Blockchain has started to become pervasive as use-cases appear across business domains.

Here are some more for discussion.

Distributed Autonomous Companies (DACs)

DACs run without any human involvement under the control of an set of business rules (self-enforcing smart contracts on blockchain). These rules are generally implemented as publicly auditable open source software distributed across the computers of their stakeholders.

DACs  work in areas such as banking, lottery, voting, music or even auctions. These companies run without any human management for governance. They are governed by set of autonomous rules moderated by community of users.

DAO (as discussed in previous article) , , Steemit are some of the examples.

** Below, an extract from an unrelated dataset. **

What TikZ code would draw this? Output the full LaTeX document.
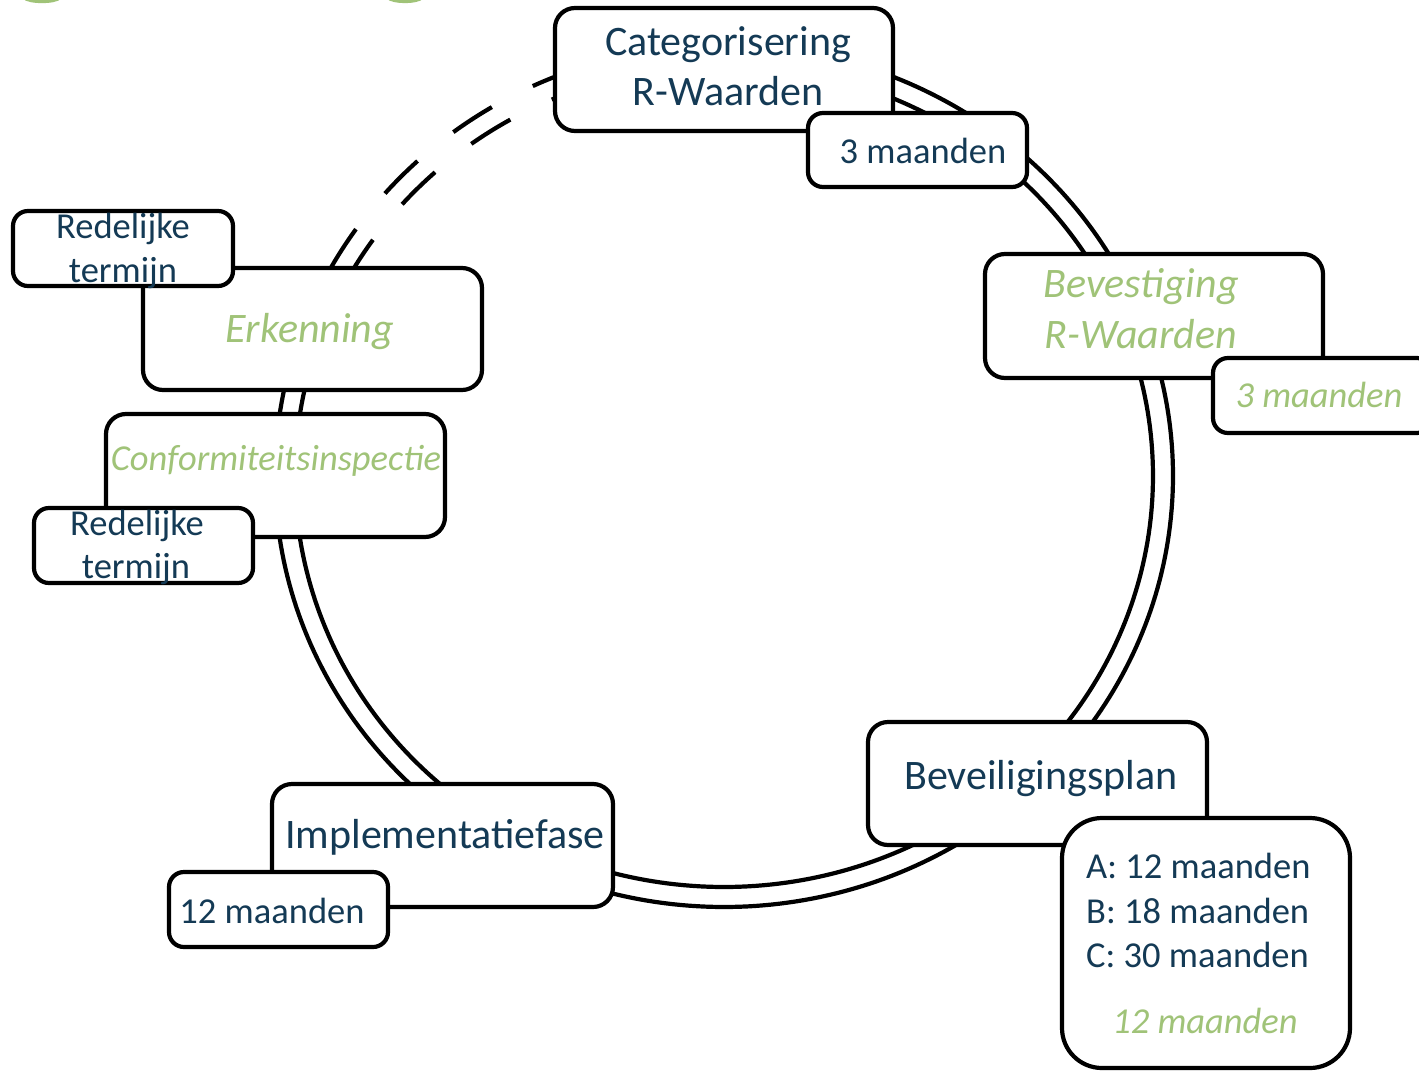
\documentclass[tikz,border=0pt]{standalone}
\usepackage{fontspec}
\setmainfont{Carlito}
\definecolor{navy}{HTML}{143A55}
\definecolor{leaf}{HTML}{A0C378}
\begin{document}
\begin{tikzpicture}[x=1pt,y=-1pt,
  box/.style={draw=black, line width=4.2pt, fill=white, rounded corners=20pt, inner sep=0pt, outer sep=0pt},
  sbox/.style={box, rounded corners=15pt},
  big/.style={font=\fontsize{42}{50}\selectfont, text=navy, anchor=base, inner sep=0pt},
  small/.style={font=\fontsize{36.5}{44}\selectfont, text=navy, anchor=base, inner sep=0pt},
  bigg/.style={font=\fontsize{42}{50}\selectfont\itshape, text=leaf, anchor=base, inner sep=0pt},
  smallg/.style={font=\fontsize{36.5}{44}\selectfont\itshape, text=leaf, anchor=base, inner sep=0pt},
  ring/.style={draw=black, line width=4.2pt},
  frag/.style={draw=leaf, line width=4pt}]
\useasboundingbox (0,0) rectangle (1419,1071);
% green fragments at the top edge
\draw[frag] (24,-3) .. controls (28,2.5) and (56,2.5) .. (60,-3);
\draw[frag] (388,-3) .. controls (392,2.5) and (418,2.5) .. (422,-3);
% the double ring
\draw[ring] plot[domain=151.1:468, samples=300] ({724+449*cos(\x)},{476-431*sin(\x)});
\draw[ring] plot[domain=149.6:468, samples=300] ({724+429*cos(\x)},{476-411*sin(\x)});
\draw[ring, dash pattern=on 46pt off 46pt] plot[domain=151.1:108, samples=80] ({724+449*cos(\x)},{476-431*sin(\x)});
\draw[ring, dash pattern=on 46pt off 46pt, dash phase=12pt] plot[domain=149.6:108, samples=80] ({724+429*cos(\x)},{476-411*sin(\x)});
% boxes
\node[box, minimum width=338pt, minimum height=123pt] (cat) at (724,69.5) {};
\node[sbox, minimum width=219pt, minimum height=74pt] (m3a) at (917.5,150) {};
\node[box, minimum width=338pt, minimum height=124pt] (bev) at (1154,316) {};
\node[sbox, minimum width=219pt, minimum height=75pt] (m3b) at (1322.5,395.5) {};
\node[box, minimum width=339pt, minimum height=123pt] (bp) at (1037.5,783.5) {};
\node[box, rounded corners=40pt, minimum width=288pt, minimum height=250pt] (abc) at (1206,943) {};
\node[box, minimum width=341pt, minimum height=123pt] (imp) at (442.5,845.5) {};
\node[sbox, minimum width=219pt, minimum height=75pt] (m12) at (278.5,909.5) {};
\node[box, minimum width=339pt, minimum height=123pt] (ci) at (275.5,475.5) {};
\node[sbox, minimum width=219pt, minimum height=75pt] (rt2) at (143.5,545.5) {};
\node[box, minimum width=339pt, minimum height=122pt] (erk) at (312.5,329) {};
\node[sbox, minimum width=220pt, minimum height=75pt] (rt1) at (123,248.5) {};
% texts
\node[big] (catA) at (728,55) {Categorisering};
\node[big] (catB) at (728,105) {R-Waarden};
\node[small] (m3aT) at (923,163) {3 maanden};
\node[bigg] (bevA) at (1141,297) {Bevestiging};
\node[bigg] (bevB) at (1141,348) {R-Waarden};
\node[smallg] (m3bT) at (1319,407) {3 maanden};
\node[big] (bpT) at (1041,789) {Beveiligingsplan};
\node[small, anchor=base west] (abcA) at (1086,878) {A: 12 maanden};
\node[small, anchor=base west] (abcB) at (1086,923) {B: 18 maanden};
\node[small, anchor=base west] (abcC) at (1086,967) {C: 30 maanden};
\node[smallg] (abcD) at (1205,1033) {12 maanden};
\node[big] (impT) at (445,848) {Implementatiefase};
\node[small] (m12T) at (272,923) {12 maanden};
\node[smallg] (ciT) at (276,470) {Conformiteitsinspectie};
\node[small] (rt2A) at (137,535) {Redelijke};
\node[small] (rt2B) at (136,578) {termijn};
\node[bigg] (erkT) at (310,342) {Erkenning};
\node[small] (rt1A) at (123,238) {Redelijke};
\node[small] (rt1B) at (123,282) {termijn};
\end{tikzpicture}
\end{document}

Steemit is very interesting DAC which combines social media with blockchain. It is platform where  you can get paid for generating the content. Launched in Mar’16, it’s market cap skyrocketed from $14 MN to $400 MN.

Crypto stock exchanges

They allow companies to issue company stock directly to general public, skipping investment banks. It allows crowdsourcing of new/existing ventures in blockchain space.You can also do peer-to-peer derivatives and trades using crypto-currencies on exchange.

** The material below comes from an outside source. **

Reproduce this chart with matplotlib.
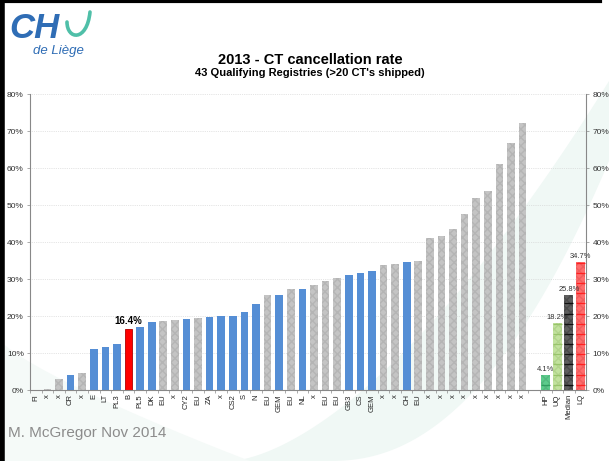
import numpy as np
import matplotlib
matplotlib.use("Agg")
import matplotlib.pyplot as plt
from matplotlib.patches import Polygon, PathPatch
from matplotlib.path import Path

plt.rcParams['font.family'] = ['Liberation Sans', 'DejaVu Sans']

# registries, sorted by rate
labels = ["FI", "x", "x", "CR", "x", "E", "LT", "PL3", "B", "PL5", "DK", "EU", "x",
          "CY2", "EU", "ZA", "x", "CS2", "S", "N", "EU", "GEM", "EU", "NL", "x", "EU",
          "EU", "GB3", "CS", "GEM", "x", "x", "CH", "EU", "x", "x", "x", "x", "x",
          "x", "x", "x", "x"]
rates = [0.0, 0.3, 3.0, 4.0, 4.6, 11.2, 11.7, 12.4, 16.4, 16.9, 18.3, 18.7, 18.8,
         19.3, 19.4, 19.8, 20.0, 20.0, 21.1, 23.2, 25.7, 25.8, 27.2, 27.3, 28.3, 29.6,
         30.4, 31.1, 31.6, 32.2, 33.7, 34.1, 34.6, 35.0, 41.1, 41.7, 43.6, 47.7, 51.8,
         53.9, 61.1, 66.8, 72.1]
# b = blue, g = grey (hatched), r = red
kind = ["g", "g", "g", "b", "g", "b", "b", "b", "r", "b", "b", "g", "g",
        "b", "g", "b", "b", "b", "b", "b", "g", "b", "g", "b", "g", "g",
        "g", "b", "b", "b", "g", "g", "b", "g", "g", "g", "g", "g", "g",
        "g", "g", "g", "g"]

sum_labels = ["HP", "UQ", "Median", "LQ"]
sum_values = [4.1, 18.2, 25.8, 34.7]

fig = plt.figure(figsize=(6.09, 4.61), dpi=100)

# faint background swoosh + frame + logo curve, in pixel coords
bg = fig.add_axes([0, 0, 1, 1], zorder=-5)
bg.set_xlim(0, 609)
bg.set_ylim(461, 0)
bg.axis("off")
t = np.linspace(0, 1, 60)
x1 = 230 + 379 * t
y1 = 461 - 380 * t ** 1.6
x2 = 330 + 279 * t
y2 = 461 - 300 * t ** 2.2
pts = np.vstack([np.column_stack([x1, y1]), np.column_stack([x2, y2])[::-1]])
bg.add_patch(Polygon(pts, closed=True, color="#f0f8f5", lw=0))
x3 = 0 + 250 * t
y3 = 340 + 121 * t ** 0.8
pts2 = np.vstack([np.column_stack([x3, y3]), [[0, 461]]])
bg.add_patch(Polygon(pts2, closed=True, color="#f5faf8", lw=0))
bg.plot([0, 600], [1.5, 1.5], color="black", lw=3)
bg.plot([2, 2], [0, 461], color="black", lw=4)

logo_u = Path([(67, 22), (67, 40), (87, 42), (90, 12)],
              [Path.MOVETO, Path.CURVE4, Path.CURVE4, Path.CURVE4])
fg = fig.add_axes([0, 0, 1, 1], zorder=5)
fg.set_xlim(0, 609)
fg.set_ylim(461, 0)
fg.axis("off")
fg.add_patch(PathPatch(logo_u, fill=False, edgecolor="#4fbfa8", lw=2.6,
                       capstyle="round"))

ax = fig.add_axes([0.0493, 0.154, 0.9135, 0.642])
ax.patch.set_alpha(0)

xs = np.arange(len(labels))
for x, v, k in zip(xs, rates, kind):
    if k == "g":
        ax.bar(x, v, width=0.66, color="#c4c4c4", edgecolor="#b5b5b5",
               hatch="xxxx", lw=0, zorder=2)
    elif k == "r":
        ax.bar(x, v, width=0.66, color="#ff0000", edgecolor="#b00000", lw=0.6, zorder=2)
    else:
        ax.bar(x, v, width=0.66, color="#558ed5", lw=0, zorder=2)

i_b = labels.index("B")
ax.text(xs[i_b], rates[i_b] + 0.8, "16.4%", ha="center", va="bottom",
        fontsize=7, fontweight="bold")

sx = np.arange(len(labels) + 1, len(labels) + 1 + len(sum_values))
sum_face = ["#5ccb8c", "#c2e29e", "#5e5e5e", "#ff6d6d"]
sum_hatch = ["#52b87e", "#b2d48c", "#4a4a4a", "#f05e5e"]
sum_line = ["#2f9e60", "#98c46a", "#111111", "#ff2020"]
for x, v, fc, hc, lc in zip(sx, sum_values, sum_face, sum_hatch, sum_line):
    ax.bar(x, v, width=0.78, color=fc, edgecolor=hc, hatch="xxxx", lw=0, zorder=2)
    seg = np.arange(1.4, v, 2.75)
    ax.hlines(seg, x - 0.39, x + 0.39, color=lc, lw=0.9, zorder=3)
    ax.text(x, v + 0.5, f"{v}%", ha="center", va="bottom", fontsize=5.4, color="#333333")

ax.set_xlim(-0.5, 47.5)
ax.set_ylim(0, 80)
ax.set_xticks(np.concatenate([xs, sx]))
ax.set_xticklabels(labels + sum_labels, rotation=90, fontsize=5.5, color="#222222")
ax.set_xticks(np.arange(-0.5, 47.5, 1), minor=True)
ax.tick_params(axis="x", which="major", length=0, pad=3)
ax.tick_params(axis="x", which="minor", length=2.5, width=0.5, color="#888888")
ax.set_yticks(np.arange(0, 81, 10))
ax.set_yticklabels([f"{v}%" for v in range(0, 81, 10)], fontsize=6, color="#333333")
ax.tick_params(axis="y", length=2.5, width=0.5, color="#888888", pad=2,
               left=True, right=True, labelleft=True, labelright=True)
ax.grid(axis="y", color="#cccccc", lw=0.5, ls=":", zorder=0)
for s in ["left", "right", "bottom"]:
    ax.spines[s].set_color("#888888")
    ax.spines[s].set_linewidth(0.8)
ax.spines["top"].set_visible(False)

fig.text(0.509, 0.861, "2013 - CT cancellation rate", ha="center", fontsize=10.5,
         fontweight="bold")
fig.text(0.509, 0.836, "43 Qualifying Registries (>20 CT's shipped)", ha="center",
         fontsize=8, fontweight="bold")

# logo text
fig.text(0.016, 0.918, "CH", fontsize=25, fontweight="bold", style="italic",
         color="#2f6db5")
fig.text(0.054, 0.883, "de Liège", fontsize=9.5, style="italic", color="#2f6db5")

fig.text(0.013, 0.052, "M. McGregor Nov 2014", fontsize=11, color="#8c8c8c")

fig.savefig("out.png", dpi=100)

Counterparty and NXT are few examples of decentralized stock exchanges.

Digital Signatures

Blocksign is a system for digitally signing a document, encoding it within the blockchain .  Just like in a bitcoin, public key can confirm the ownership of a private key, a blocksign-converted document creates a public hash that can be proven to have originated from a specific document uploaded by a specific person at a specific time. This proof is impossible to erase or alter just like digital signatures in traditional world.

Domain name registration

Namecoin works like cryptocurrency  with same proof-of-work algorithm and is limited to 21 million coins.  If you are surprised with 21 Million number, it is  included in set of rules (smart contracts) drafted during initiation of currency.  It also means that you can not issue higher than this number without community approval.

Namecoin’s flagship use-case is the censorship resistant top-level domain name ending .bit. You can also use namecoins for – identity systems, messaging systems, personal namespaces, timestamps systems, issuance of shares/stock.


Public-voting System

They provide a useful way to prove that a particular vote was cast by someone with a specific private key, and thereby guarantee the integrity of the votes once they were cast.

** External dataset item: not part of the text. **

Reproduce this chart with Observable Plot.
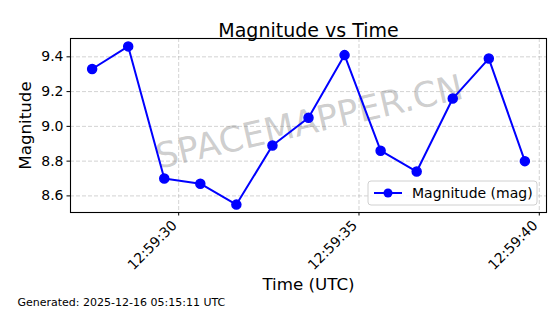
<!DOCTYPE html>
<html>
<head>
<meta charset="utf-8">
<script src="https://cdn.jsdelivr.net/npm/d3@7"></script>
<script src="https://cdn.jsdelivr.net/npm/@observablehq/plot@0.6"></script>
<style>
  html, body { margin: 0; padding: 0; background: #fff; }
  svg { font-family: "DejaVu Sans", sans-serif; }
</style>
</head>
<body>
<div id="chart"></div>
<script>
// ---- data ----
const dateStr = "2025-12-16";
const times = ["12:59:27.6","12:59:28.6","12:59:29.6","12:59:30.6","12:59:31.6","12:59:32.6","12:59:33.6","12:59:34.6","12:59:35.6","12:59:36.6","12:59:37.6","12:59:38.6","12:59:39.6"];
const magnitudes = [9.33, 9.46, 8.70, 8.67, 8.55, 8.89, 9.05, 9.41, 8.86, 8.74, 9.16, 9.39, 8.80];
const yTicks = [8.6, 8.8, 9.0, 9.2, 9.4];
const titleText = "Magnitude vs Time";
const xLabel = "Time (UTC)";
const yLabel = "Magnitude";
const seriesName = "Magnitude (mag)";
const watermark = "SPACEMAPPER.CN";
const captionText = "Generated: 2025-12-16 05:15:11 UTC";

const parse = t => new Date(`${dateStr}T${t}Z`);
const data = times.map((t, i) => ({time: parse(t), mag: magnitudes[i]}));

const tMin = d3.min(data, d => d.time), tMax = d3.max(data, d => d.time);
const tPad = (tMax - tMin) * 0.05;
const yMin = d3.min(magnitudes), yMax = d3.max(magnitudes);
const yPad = (yMax - yMin) * 0.05;

const blue = "#0000ff";
const font = "DejaVu Sans, sans-serif";
const xTickInterval = d3.utcSecond.every(5);

const chart = Plot.plot({
  width: 560,
  height: 314,
  marginLeft: 70,
  marginRight: 14,
  marginTop: 38,
  marginBottom: 102,
  style: {fontFamily: font, background: "#fff", overflow: "visible"},
  x: {type: "utc", domain: [new Date(+tMin - tPad), new Date(+tMax + tPad)]},
  y: {domain: [yMin - yPad, yMax + yPad]},
  marks: [
    Plot.gridX({ticks: xTickInterval, stroke: "#b0b0b0", strokeOpacity: 0.7, strokeDasharray: "4,2", strokeWidth: 0.8}),
    Plot.gridY(yTicks, {stroke: "#b0b0b0", strokeOpacity: 0.7, strokeDasharray: "4,2", strokeWidth: 0.8}),
    Plot.text([watermark], {frameAnchor: "middle", text: d => d, rotate: -13, fontSize: 35, fill: "#808080", fillOpacity: 0.4, dy: -3, dx: 1}),
    Plot.line(data, {x: "time", y: "mag", stroke: blue, strokeWidth: 2}),
    Plot.dot(data, {x: "time", y: "mag", r: 4.5, fill: blue, stroke: blue}),
    Plot.frame({stroke: "#000", strokeWidth: 1.1}),
    Plot.axisY({ticks: yTicks, tickFormat: d3.format(".1f"), tickSize: 3.5, tickPadding: 3.5, fontSize: 14, label: null, stroke: "#000", color: "#000"}),
    Plot.axisX({ticks: xTickInterval, tickFormat: () => "", tickSize: 3.5, label: null, stroke: "#000"}),
    Plot.axisX({ticks: xTickInterval, tickFormat: d3.utcFormat("%H:%M:%S"), tickRotate: -45, tickSize: 0, tickPadding: 6.5, fontSize: 14, label: null, dx: -4, dy: 4}),
    Plot.text([titleText], {frameAnchor: "top", text: d => d, dy: -15, fontSize: 19, fill: "#000"}),
    Plot.text([xLabel], {frameAnchor: "bottom", text: d => d, dy: 77, fontSize: 16.7, fill: "#000"}),
    Plot.text([yLabel], {frameAnchor: "left", text: d => d, dx: -45, rotate: -90, textAnchor: "middle", fontSize: 16.7, fill: "#000"}),
    Plot.text([captionText], {frameAnchor: "bottom-left", text: d => d, dx: -53, dy: 93, fontSize: 11, textAnchor: "start", fill: "#000"})
  ]
});

// legend
const svg = d3.select(chart);
const lg = svg.append("g").attr("class", "legend").attr("font-family", font).attr("text-anchor", "start");
lg.append("rect").attr("x", 368).attr("y", 181).attr("width", 169).attr("height", 24).attr("rx", 3)
  .attr("fill", "#fff").attr("fill-opacity", 0.8).attr("stroke", "#d0d0d0");
lg.append("line").attr("x1", 374).attr("x2", 402).attr("y1", 193).attr("y2", 193).attr("stroke", blue).attr("stroke-width", 2);
lg.append("circle").attr("cx", 388).attr("cy", 193).attr("r", 4.5).attr("fill", blue);
lg.append("text").attr("x", 412).attr("y", 193).attr("dy", "0.35em").attr("font-size", 14).attr("fill", "#000").attr("text-anchor", "start").text(seriesName);

document.getElementById("chart").appendChild(chart);
</script>
</body>
</html>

BitCongress is using the Ethereum platform to build a scrypt-based altcoin called votecoin, that will use its network to hash and verify votes. It will use an application, Axiomity, both to organise and decide the parameters for votes, and to handle the voting process.  If you are wondering about real-world use, Danish political parties already start using blockchain for voting mechanisms.

Identity Management Systems


Bitcoin enthusiast Christopher Ellis has developed the world’s first crypto-passport built on the blockchain technology. Ellis has created software that enables anyone create a passport based on PGP encryption and the bitcoin blockchain that makes faking it next to impossible.

The goal of this project is to learn and layout a simple process for anyone in the world to create their own Private Passport Service that can be used to validate and prove the existence of other persons using nothing but available tools.

So, you can grant another World Citizenship by virtue of their being witnessed in space and in time. It can be documented with photography and video, that content can be signed with PGP signatures, hashed and time stamped. It can then be joined with Social Network Validation services like before being plugged in to more dynamic reputation systems.

Proof of Existence 

It is a service to anonymously and securely store an online distributed proof of existence for any document. Documents are NOT stored in their database or in the bitcoin blockchain, so data are not being accessed by others. It allows people to publicly prove that certain information exist without revealing the data or identities.

The key advantages are anonymity, privacy, and getting a decentralized proof which can’t be erased or modified by anyone (third parties or governments). Document’s existence is permanently validated by the blockchain even if the site is compromised or down, so there is no need to depend or need to trust any central authority.

It can be used for establishing copyrighted data or patents.

Internet of things

Paul Brody, the head of mobile and internet with IBM, is proposing a system called Adept, which will use three distinct technologies to solve what he sees as both technical and economic issues for the internet of things. The Adept platform is not an official IBM product, but was created by researchers at IBM’s Institute for Business Value (IBV).

When it comes to the internet of things, Brody envisions it as a way for devices to understand what other devices do and the instructions and permissions different users have around these devices. In practice this can mean tracking relationships between devices, between a user and a device and even between two devices with the consent of a user.